Monster Hunter Stories trades real-time action combat as seen in the other games for turn-based Japanese role-playing game structure as well as a special weakness and strength system much like that of Pokémon’s or Yo-Kai Watch. You can collect various monsters throughout your travels to come aid you when needed and even hatch eggs to welcome more new monsters into the world. The message is clearly focused on preserving life instead of destroying it, and as much as it can be fun to do that in games, this refreshing take is pretty interesting as well.
It’s a much-needed, much more light-hearted twist on a series that can as well be off-putting and frustrating to newcomers, especially since the games have been going on for so long now and have had so many titles that anyone looking to just jump in can feel overwhelmed by the choices of games to start with and all of the mechanics within. Interestingly enough, it’s the latest handheld entry in the series since 2015’s Monster Hunter Generations for 3DS, which kept things true to the franchise’s roots. The franchise is now ten years old and this constant evolution provides plenty of reasons to keep coming back to it.

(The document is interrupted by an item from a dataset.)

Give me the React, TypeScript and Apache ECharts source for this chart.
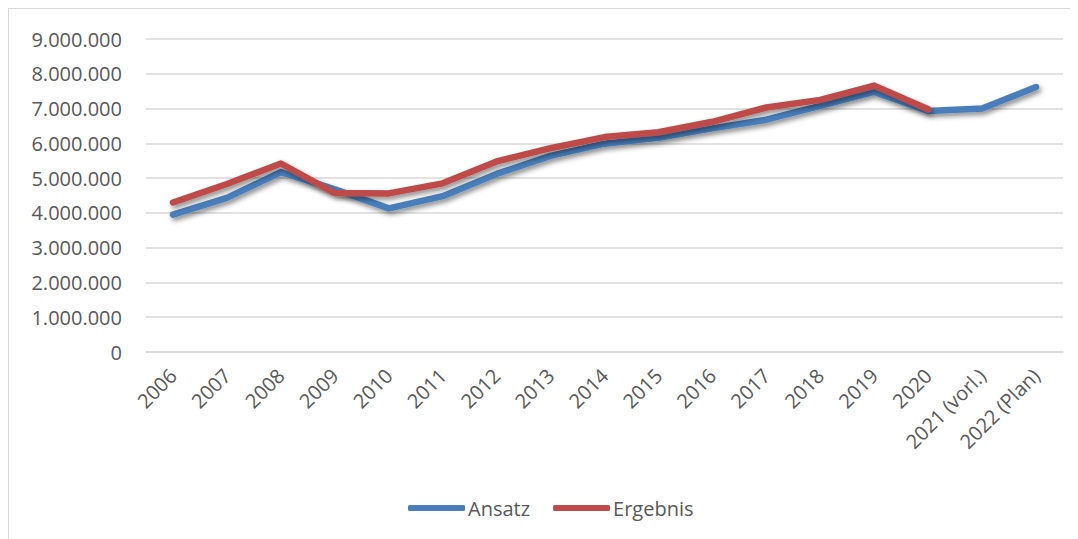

The anime series of the same name (except for the added subtitle) Monster Hunter Stories: Ride On is comprised of 48 episodes and follows a similar setup since it was inspired by the video game. It follows the adventures of five friends: Lute, Naviloo, Lilia, Ayuria and Cheval, as they raise their own “monstee” friends, ride them around the world and interact with the other monsters and human beings around them. It may be a bit paint-by-numbers given its setup, but it’s a lively and engaging romp that feels torn straight from the pages of “Roleplaying 101.”
Currently, there’ve been few rumblings of Monster Hunter Stories getting an international release, but it came out in Japan as of October 8. Monster Hunter Stories: Ride On is available in English to watch right now, however, if you so desire.
Monster Hunter Stories: Ride On can be viewed with English subtitles on Crunchyroll.